_Task prompt_
Within the records that follow, restate exactly the lines from the line with "Convert this chart to Apache ECharts code." down to the line with "const yTickValues = [0.0, 0.1, 0.2, 0.3, 0.4, 0.5, 0.6];", including both. Omit the pictures.

* * * * * * * * *

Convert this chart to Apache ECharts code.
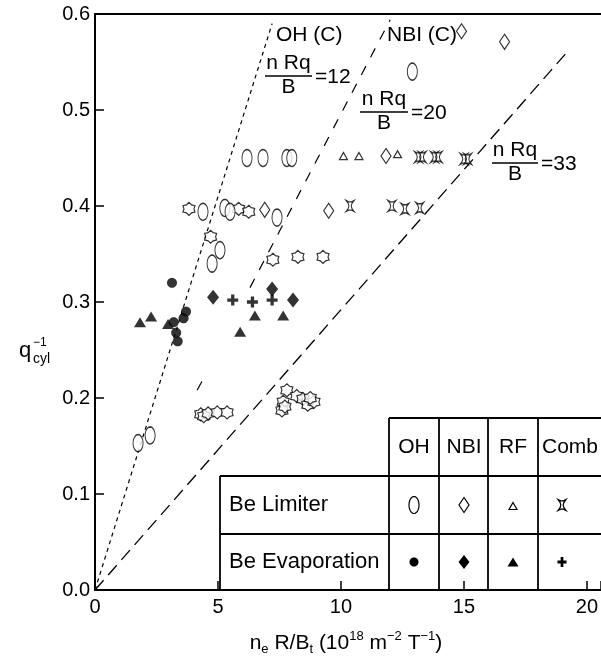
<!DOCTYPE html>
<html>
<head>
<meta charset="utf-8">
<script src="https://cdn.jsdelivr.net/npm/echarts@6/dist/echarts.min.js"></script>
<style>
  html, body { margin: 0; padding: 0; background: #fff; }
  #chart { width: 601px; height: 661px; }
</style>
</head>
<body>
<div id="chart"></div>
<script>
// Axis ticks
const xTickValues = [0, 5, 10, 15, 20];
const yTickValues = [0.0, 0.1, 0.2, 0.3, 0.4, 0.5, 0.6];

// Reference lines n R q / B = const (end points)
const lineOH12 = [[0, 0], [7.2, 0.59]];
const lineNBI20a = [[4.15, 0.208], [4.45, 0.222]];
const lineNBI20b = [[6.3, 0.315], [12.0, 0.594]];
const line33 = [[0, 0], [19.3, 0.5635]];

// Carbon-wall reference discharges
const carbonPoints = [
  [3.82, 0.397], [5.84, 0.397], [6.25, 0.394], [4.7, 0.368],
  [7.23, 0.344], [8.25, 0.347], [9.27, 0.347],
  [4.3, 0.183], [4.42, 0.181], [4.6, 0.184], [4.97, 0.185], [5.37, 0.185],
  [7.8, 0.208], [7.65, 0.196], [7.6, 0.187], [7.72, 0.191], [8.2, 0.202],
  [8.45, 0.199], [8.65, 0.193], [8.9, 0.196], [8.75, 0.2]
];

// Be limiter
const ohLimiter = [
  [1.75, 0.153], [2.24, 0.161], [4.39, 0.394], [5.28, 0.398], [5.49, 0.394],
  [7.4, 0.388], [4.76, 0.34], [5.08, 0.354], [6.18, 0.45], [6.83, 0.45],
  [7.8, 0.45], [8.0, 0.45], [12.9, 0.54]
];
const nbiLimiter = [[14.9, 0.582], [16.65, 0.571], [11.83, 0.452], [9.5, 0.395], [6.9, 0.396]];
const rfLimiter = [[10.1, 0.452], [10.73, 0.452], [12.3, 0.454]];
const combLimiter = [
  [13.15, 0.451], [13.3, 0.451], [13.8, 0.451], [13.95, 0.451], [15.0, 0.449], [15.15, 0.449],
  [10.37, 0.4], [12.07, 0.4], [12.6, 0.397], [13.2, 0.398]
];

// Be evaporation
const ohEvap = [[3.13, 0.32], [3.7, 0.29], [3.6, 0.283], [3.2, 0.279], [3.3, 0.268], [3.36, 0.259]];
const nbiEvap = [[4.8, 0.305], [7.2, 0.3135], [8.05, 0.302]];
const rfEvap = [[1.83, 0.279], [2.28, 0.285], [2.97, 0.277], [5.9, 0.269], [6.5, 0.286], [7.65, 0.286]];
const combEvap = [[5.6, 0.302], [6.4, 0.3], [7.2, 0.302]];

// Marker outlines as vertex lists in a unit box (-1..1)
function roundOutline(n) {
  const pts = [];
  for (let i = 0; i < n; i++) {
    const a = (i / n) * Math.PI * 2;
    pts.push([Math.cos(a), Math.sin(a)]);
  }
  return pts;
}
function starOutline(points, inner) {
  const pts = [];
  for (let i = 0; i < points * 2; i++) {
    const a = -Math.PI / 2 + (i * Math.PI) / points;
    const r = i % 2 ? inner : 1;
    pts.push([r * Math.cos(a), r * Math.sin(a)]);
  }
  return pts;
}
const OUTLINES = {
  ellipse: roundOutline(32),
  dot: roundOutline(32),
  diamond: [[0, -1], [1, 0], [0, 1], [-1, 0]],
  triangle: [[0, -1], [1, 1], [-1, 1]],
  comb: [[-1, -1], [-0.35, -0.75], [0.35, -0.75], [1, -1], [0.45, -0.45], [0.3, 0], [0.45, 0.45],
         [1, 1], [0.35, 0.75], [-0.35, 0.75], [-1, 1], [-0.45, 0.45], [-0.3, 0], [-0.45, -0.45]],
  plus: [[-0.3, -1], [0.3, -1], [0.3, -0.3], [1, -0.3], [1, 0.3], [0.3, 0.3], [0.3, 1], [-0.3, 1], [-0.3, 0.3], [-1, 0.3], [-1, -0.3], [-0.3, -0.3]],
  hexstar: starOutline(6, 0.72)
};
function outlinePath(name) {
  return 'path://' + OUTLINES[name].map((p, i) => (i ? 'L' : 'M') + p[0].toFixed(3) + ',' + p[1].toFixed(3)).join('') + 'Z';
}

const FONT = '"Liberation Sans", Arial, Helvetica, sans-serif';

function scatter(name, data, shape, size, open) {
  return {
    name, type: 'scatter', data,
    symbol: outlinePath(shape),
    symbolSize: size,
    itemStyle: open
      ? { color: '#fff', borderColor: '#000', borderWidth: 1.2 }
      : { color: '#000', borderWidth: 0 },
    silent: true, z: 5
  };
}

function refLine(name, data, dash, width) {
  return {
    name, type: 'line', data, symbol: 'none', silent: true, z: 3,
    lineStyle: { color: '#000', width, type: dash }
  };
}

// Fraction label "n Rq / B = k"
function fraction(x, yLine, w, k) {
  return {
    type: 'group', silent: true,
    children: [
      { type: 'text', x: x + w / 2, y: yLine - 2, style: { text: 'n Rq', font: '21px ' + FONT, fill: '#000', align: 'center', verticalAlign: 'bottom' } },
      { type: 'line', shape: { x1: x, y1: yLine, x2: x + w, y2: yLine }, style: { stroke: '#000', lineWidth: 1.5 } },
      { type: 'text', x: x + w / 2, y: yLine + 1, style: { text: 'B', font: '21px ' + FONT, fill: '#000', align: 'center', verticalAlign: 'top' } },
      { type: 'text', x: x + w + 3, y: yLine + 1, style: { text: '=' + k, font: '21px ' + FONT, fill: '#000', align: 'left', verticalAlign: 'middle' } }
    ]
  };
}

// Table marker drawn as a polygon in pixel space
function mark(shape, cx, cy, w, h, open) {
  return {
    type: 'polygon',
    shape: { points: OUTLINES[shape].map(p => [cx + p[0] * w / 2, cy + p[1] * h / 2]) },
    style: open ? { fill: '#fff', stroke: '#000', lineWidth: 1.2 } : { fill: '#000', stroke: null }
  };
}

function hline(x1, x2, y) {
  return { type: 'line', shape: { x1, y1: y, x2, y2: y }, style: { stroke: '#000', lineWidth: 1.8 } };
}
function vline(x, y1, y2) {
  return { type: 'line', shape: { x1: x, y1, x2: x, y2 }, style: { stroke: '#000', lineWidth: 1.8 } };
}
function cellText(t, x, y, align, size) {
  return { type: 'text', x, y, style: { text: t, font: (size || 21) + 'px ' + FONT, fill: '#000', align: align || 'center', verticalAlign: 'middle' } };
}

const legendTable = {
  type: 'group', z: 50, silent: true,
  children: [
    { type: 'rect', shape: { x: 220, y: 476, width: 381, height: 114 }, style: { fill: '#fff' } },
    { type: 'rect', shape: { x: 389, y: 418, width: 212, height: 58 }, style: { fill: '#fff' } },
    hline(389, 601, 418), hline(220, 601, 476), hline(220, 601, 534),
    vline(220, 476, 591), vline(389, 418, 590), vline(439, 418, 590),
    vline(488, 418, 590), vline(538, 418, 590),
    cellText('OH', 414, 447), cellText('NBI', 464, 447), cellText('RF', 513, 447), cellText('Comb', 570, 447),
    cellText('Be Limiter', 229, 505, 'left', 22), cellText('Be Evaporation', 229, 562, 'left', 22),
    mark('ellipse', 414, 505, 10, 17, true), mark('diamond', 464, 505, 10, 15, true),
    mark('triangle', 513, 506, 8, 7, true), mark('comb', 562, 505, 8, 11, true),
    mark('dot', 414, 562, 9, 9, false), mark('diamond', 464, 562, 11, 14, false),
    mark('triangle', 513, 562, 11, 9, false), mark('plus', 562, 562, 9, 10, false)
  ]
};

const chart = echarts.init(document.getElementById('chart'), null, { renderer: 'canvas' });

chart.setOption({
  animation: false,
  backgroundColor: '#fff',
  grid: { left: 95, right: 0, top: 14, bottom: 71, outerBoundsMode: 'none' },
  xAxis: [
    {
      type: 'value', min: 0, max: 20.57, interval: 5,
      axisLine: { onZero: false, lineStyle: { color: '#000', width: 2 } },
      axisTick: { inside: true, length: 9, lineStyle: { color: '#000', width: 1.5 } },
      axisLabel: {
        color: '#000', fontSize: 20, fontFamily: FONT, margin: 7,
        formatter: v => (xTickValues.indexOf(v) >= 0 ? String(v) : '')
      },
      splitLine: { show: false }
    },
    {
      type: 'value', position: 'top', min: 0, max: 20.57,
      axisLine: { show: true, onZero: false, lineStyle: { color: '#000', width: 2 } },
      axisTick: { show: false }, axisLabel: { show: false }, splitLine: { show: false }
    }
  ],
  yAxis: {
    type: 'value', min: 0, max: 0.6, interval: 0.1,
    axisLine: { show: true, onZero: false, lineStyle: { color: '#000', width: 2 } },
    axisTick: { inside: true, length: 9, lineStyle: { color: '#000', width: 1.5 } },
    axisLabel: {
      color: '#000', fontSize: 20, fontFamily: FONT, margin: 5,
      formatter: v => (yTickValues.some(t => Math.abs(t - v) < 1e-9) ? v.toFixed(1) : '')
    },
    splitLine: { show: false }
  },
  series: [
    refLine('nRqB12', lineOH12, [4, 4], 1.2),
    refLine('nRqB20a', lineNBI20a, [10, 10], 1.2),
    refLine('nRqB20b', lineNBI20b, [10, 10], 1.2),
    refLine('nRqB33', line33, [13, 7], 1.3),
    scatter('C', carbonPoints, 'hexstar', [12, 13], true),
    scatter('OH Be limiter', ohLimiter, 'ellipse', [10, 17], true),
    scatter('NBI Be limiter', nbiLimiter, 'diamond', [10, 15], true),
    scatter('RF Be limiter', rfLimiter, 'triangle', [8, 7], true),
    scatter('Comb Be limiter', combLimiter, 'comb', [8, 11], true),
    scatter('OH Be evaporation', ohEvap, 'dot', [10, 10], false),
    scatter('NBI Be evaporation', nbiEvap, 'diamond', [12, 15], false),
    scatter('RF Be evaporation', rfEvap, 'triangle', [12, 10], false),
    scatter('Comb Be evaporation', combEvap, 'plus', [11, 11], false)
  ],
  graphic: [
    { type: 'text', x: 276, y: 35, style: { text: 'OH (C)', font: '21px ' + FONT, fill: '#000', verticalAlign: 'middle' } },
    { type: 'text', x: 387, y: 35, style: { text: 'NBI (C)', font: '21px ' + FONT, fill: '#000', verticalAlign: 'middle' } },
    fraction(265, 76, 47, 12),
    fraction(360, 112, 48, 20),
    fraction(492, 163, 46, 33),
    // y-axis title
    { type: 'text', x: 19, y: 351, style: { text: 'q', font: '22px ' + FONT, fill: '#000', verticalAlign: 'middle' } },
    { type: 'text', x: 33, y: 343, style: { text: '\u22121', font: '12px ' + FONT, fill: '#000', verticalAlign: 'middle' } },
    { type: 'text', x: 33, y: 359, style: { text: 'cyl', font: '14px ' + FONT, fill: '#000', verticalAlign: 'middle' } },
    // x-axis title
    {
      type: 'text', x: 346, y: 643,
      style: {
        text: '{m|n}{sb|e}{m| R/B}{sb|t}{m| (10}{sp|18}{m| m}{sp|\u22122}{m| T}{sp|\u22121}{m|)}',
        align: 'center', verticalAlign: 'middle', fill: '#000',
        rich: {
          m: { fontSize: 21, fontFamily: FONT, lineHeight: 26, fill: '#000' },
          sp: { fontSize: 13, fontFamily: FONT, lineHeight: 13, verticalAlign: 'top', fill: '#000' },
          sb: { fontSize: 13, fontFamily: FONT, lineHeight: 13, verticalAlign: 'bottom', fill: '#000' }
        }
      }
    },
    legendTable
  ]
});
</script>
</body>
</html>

* * * * * * * * *

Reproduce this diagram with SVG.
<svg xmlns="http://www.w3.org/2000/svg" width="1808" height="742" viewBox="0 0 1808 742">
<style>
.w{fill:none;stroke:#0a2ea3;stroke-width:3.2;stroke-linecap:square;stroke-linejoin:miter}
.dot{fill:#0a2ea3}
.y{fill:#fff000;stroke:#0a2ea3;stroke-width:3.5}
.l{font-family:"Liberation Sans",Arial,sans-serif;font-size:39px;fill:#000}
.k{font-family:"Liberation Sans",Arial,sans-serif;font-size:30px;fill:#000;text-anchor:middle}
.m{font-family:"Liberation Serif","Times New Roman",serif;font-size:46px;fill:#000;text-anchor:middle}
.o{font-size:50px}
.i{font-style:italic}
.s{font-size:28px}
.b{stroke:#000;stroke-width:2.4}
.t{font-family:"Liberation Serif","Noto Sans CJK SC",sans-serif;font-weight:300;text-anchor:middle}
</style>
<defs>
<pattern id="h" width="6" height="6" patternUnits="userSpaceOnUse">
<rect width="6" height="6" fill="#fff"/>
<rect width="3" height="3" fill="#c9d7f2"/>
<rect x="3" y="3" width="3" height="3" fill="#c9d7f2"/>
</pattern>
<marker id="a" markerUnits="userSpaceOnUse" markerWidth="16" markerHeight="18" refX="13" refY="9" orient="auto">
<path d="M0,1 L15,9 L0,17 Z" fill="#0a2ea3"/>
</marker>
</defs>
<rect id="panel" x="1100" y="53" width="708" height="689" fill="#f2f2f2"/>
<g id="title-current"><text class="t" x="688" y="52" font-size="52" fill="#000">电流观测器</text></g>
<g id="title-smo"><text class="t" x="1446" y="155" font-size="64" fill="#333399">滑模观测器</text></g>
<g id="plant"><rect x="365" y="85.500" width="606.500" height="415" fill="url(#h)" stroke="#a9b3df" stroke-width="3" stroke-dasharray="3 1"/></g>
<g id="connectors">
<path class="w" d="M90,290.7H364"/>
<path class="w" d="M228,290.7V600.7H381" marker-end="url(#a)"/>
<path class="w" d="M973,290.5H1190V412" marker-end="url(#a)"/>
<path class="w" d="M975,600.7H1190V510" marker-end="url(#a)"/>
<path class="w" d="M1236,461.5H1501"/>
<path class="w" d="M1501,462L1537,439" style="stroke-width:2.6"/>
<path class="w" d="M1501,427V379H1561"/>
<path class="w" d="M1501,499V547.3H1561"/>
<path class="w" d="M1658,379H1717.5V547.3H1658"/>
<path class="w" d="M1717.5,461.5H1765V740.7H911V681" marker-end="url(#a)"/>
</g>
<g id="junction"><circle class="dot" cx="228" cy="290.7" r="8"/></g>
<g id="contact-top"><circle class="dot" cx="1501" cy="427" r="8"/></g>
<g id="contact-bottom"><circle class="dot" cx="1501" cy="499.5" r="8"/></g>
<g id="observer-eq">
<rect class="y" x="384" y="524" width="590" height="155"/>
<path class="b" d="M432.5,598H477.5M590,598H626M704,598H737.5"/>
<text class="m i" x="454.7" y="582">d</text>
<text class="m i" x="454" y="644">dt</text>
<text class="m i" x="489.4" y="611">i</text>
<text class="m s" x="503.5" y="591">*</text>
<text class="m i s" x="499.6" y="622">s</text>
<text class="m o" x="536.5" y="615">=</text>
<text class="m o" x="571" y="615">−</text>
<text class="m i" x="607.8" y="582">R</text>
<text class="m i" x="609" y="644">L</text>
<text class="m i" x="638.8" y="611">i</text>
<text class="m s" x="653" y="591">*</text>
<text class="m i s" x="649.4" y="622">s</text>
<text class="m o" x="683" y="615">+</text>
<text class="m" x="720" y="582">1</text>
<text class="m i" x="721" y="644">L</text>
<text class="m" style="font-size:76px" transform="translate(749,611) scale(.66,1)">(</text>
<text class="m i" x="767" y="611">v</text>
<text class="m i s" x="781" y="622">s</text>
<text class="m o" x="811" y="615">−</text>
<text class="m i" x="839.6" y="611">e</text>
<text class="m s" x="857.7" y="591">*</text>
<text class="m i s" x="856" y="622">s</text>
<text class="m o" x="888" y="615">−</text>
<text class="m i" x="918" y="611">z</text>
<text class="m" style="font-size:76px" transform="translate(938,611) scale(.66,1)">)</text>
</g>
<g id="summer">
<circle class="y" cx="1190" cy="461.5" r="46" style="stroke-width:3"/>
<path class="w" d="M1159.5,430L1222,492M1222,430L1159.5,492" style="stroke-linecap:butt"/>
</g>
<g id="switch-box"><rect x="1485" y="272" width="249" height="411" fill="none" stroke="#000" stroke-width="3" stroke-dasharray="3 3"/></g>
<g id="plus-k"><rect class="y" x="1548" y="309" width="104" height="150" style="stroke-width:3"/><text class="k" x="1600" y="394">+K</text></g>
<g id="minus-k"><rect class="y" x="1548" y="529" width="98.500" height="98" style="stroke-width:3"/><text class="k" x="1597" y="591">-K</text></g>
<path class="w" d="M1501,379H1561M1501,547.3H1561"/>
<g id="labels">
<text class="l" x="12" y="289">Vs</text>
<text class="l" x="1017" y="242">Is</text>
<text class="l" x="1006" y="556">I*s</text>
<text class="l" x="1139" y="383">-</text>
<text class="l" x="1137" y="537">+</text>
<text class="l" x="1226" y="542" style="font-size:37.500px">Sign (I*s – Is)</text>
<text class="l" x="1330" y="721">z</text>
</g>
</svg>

* * * * * * * * *

_Answer for this exercise_
Convert this chart to Apache ECharts code.
<!DOCTYPE html>
<html>
<head>
<meta charset="utf-8">
<script src="https://cdn.jsdelivr.net/npm/echarts@6/dist/echarts.min.js"></script>
<style>
  html, body { margin: 0; padding: 0; background: #fff; }
  #chart { width: 601px; height: 661px; }
</style>
</head>
<body>
<div id="chart"></div>
<script>
// Axis ticks
const xTickValues = [0, 5, 10, 15, 20];
const yTickValues = [0.0, 0.1, 0.2, 0.3, 0.4, 0.5, 0.6];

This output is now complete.